La malvasía con su aspecto de fiero púgil se alisa el plumaje y en la distancia observa la iridiscencia de un grupo de moritos. Los enamoradizos somormujos comienzan sus danzas de cortejo ante la atenta mirada de azulones cercetas y espátulas. En una pequeña isleta, tres galápagos leprosos envueltos en su primitiva coraza, absorben los primeros rayos del sol estirando sus cuellos al cielo por el que no hace tanto trompeteaban las grullas camino de sus comederos.

Desde su ático en la entrada de Molemocho, las cigüeñas retocan su lecho de ramas y los cormoranes tienden su plumaje al sol en el seco cauce del rio que ha conocido tiempos mejores.

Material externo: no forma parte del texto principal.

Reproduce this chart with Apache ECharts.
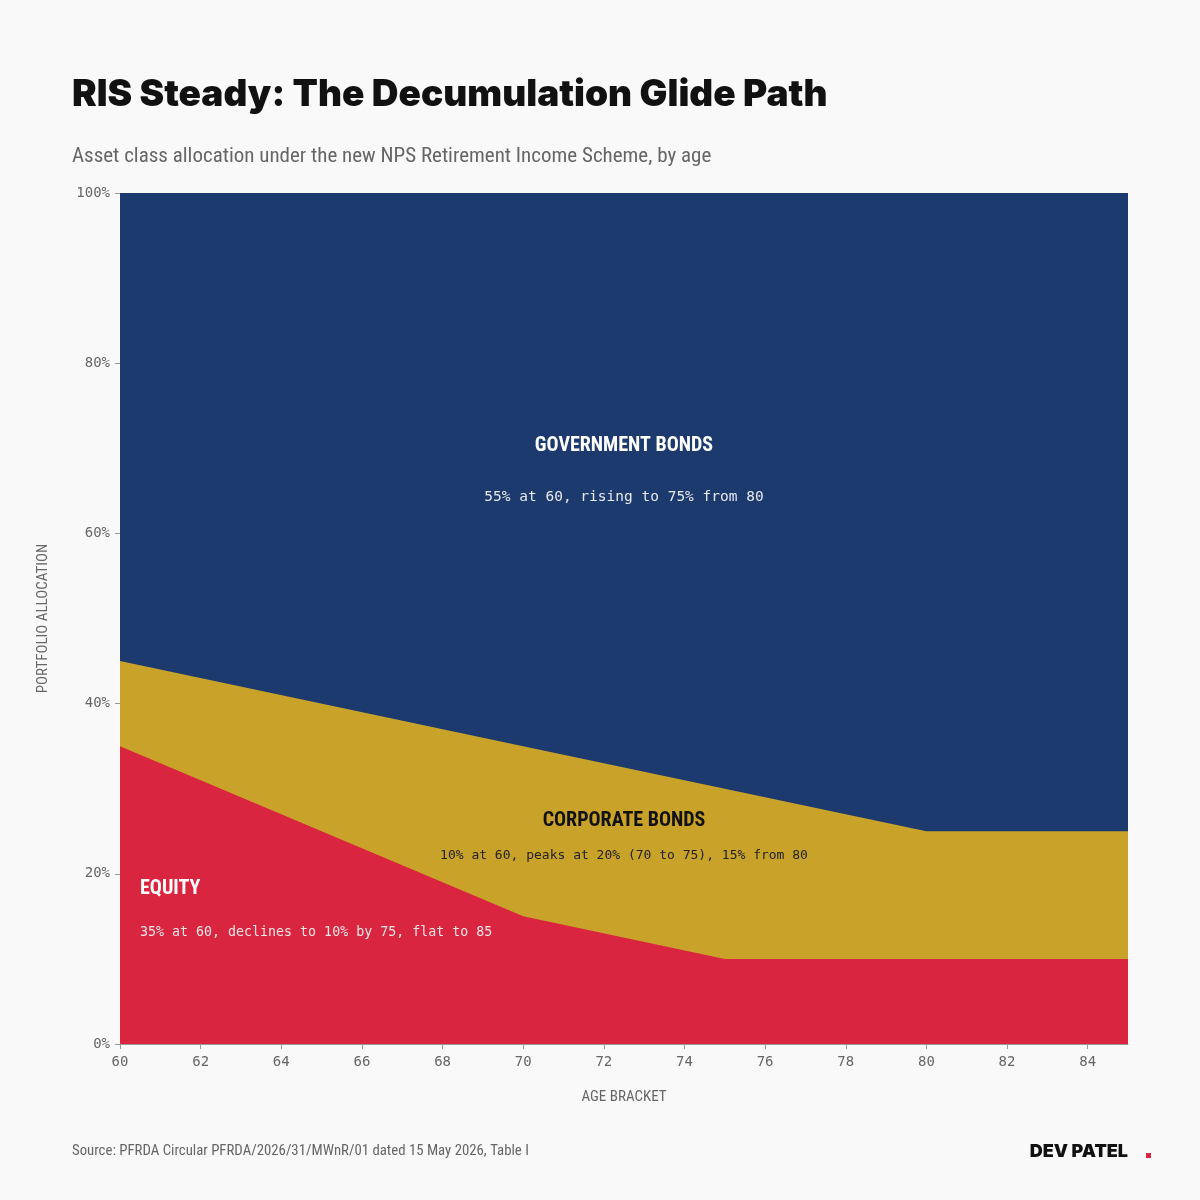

Porrones, cercetas, carboneros, escribanos y gorriones salen de casa a buscarse el sustento ante la atenta mirada del aguilucho lagunero. A medida que el sol se quita el pijama, un invisible pintor descarga su paleta impresionista tocando el ranúnculo, los cardos, la salicaria, las amapolas y un ejército de flores que pugnan por encontrar su sitio entre la fronda.

Más allá de La Isla del Pan, al pie del observatorio, los tarayes en deslavazada formación sustentan en sus escuetas ramas la fragilidad de multitud de pajarillos que fugazmente se posan para emprender el vuelo a continuación tras alguna libélula despistada. Zampullines, rabilargos y gallinetas miran con envidia el traje azul del calamón que se asoma entre las eneas con su desgarbado paso, algo que al pato colorado le trae sin cuidado.

Cerca de una barca abandonada testigo de otros tiempos, se contonea la culebra de escalera atenta a la certera jabalina de la garza. Por detrás del Maturro un pato cuchara hunde en la ova su desmesurado pico compartiendo mesa con un porrón moñudo.

Con los prismáticos a un lado y la cámara de fotos al otro, en el silencio solo roto por el crujir de la madera del observatorio, escucho y miro como el protagonista de la película de Florian Henckel todo lo que sucede a mí alrededor, y al igual que el personaje, a medida que pasa el tiempo voy entrando en sus vidas que a su vez van cambiado la mía. Pasa la mañana despacio, pasa el día despacio, pasa el tiempo despacio. Pasa la vida despacio en Las Tablas de Daimiel.